Count the number of triangles each node participates in
SELECT * FROM graph_triangle_count(table_name)
Triangle count computes the number of triangles that each node participates in. A triangle is a cycle of length three: three nodes, each connected to the other two. The per-node triangle count is a local measure of clustering density and is the building block for computing the clustering coefficient, which quantifies how tightly connected a node's neighborhood is. High triangle counts indicate nodes embedded in cohesive subgroups, which is useful for fraud detection, social cohesion analysis, and network robustness assessment. The function loads edge data from a registered Delta table as an undirected graph in Compressed Sparse Row (CSR) format.
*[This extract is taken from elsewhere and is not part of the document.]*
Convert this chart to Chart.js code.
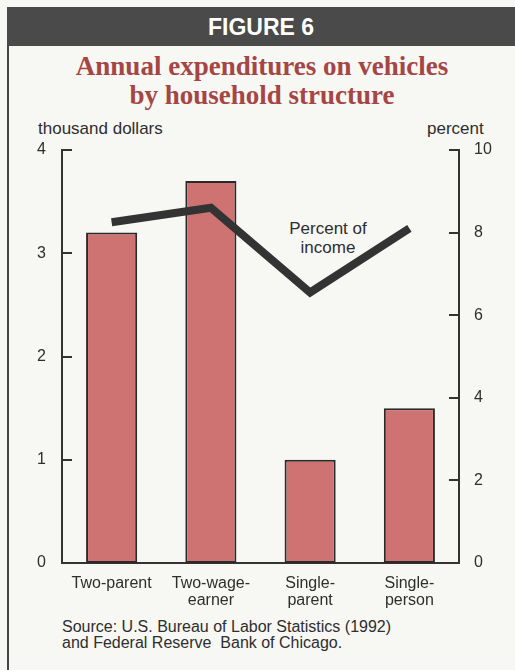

The algorithm iterates over each edge and counts the number of common neighbors between the two endpoints, summing contributions to each involved node. Column names for source and target are auto-detected from standard conventions (src/source/src_id, dst/target/dst_id). The time complexity is O(E * sqrt(E)) when using a degree-ordered intersection approach, or O(sum of min-degree products) in practice. For sparse graphs this is near-linear, but for dense graphs with high-degree nodes it can be quadratic. The total number of unique triangles in the graph equals the sum of all per-node triangle counts divided by 3. GPU acceleration is available for triangle counting. When a GPU accelerator is registered, the engine attempts parallel edge-intersection on the GPU and falls back to CPU if GPU resources are unavailable. GPU execution provides significant speedup for dense graphs with many high-degree nodes. The graph cache (256 MB default budget, LRU eviction, 10-minute idle timeout) retains the CSR topology for reuse across calls.
| Name | Type | Description |
|---|---|---|
table_name | Specify the name of the registered Delta table containing edge data. The table must include source and target columns (auto-detected as src/source/src_id and dst/target/dst_id). The graph is loaded as undirected for triangle enumeration. Edge weights are ignored. |
CREATE TABLE social_network AS
SELECT * FROM VALUES
(1, 2, 1.0),
(2, 3, 1.0),
(3, 1, 1.0),
(3, 4, 1.0),
(4, 5, 1.0),
(5, 3, 1.0)
AS t(src, dst, weight);
SELECT * FROM graph_triangle_count('social_network');
SELECT SUM(triangle_count) / 3 AS total_triangles
FROM graph_triangle_count('social_network');
SELECT
t.node_id,
t.triangle_count,
d.total_degree,
CASE
WHEN d.total_degree < 2 THEN 0.0
ELSE (2.0 * t.triangle_count) / (d.total_degree * (d.total_degree - 1))
END AS clustering_coefficient
FROM graph_triangle_count('social_network') t
JOIN graph_degree('social_network') d
ON t.node_id = d.node_id
ORDER BY clustering_coefficient DESC;
SELECT node_id, triangle_count
FROM graph_triangle_count('social_network')
WHERE triangle_count > 0
ORDER BY triangle_count DESC;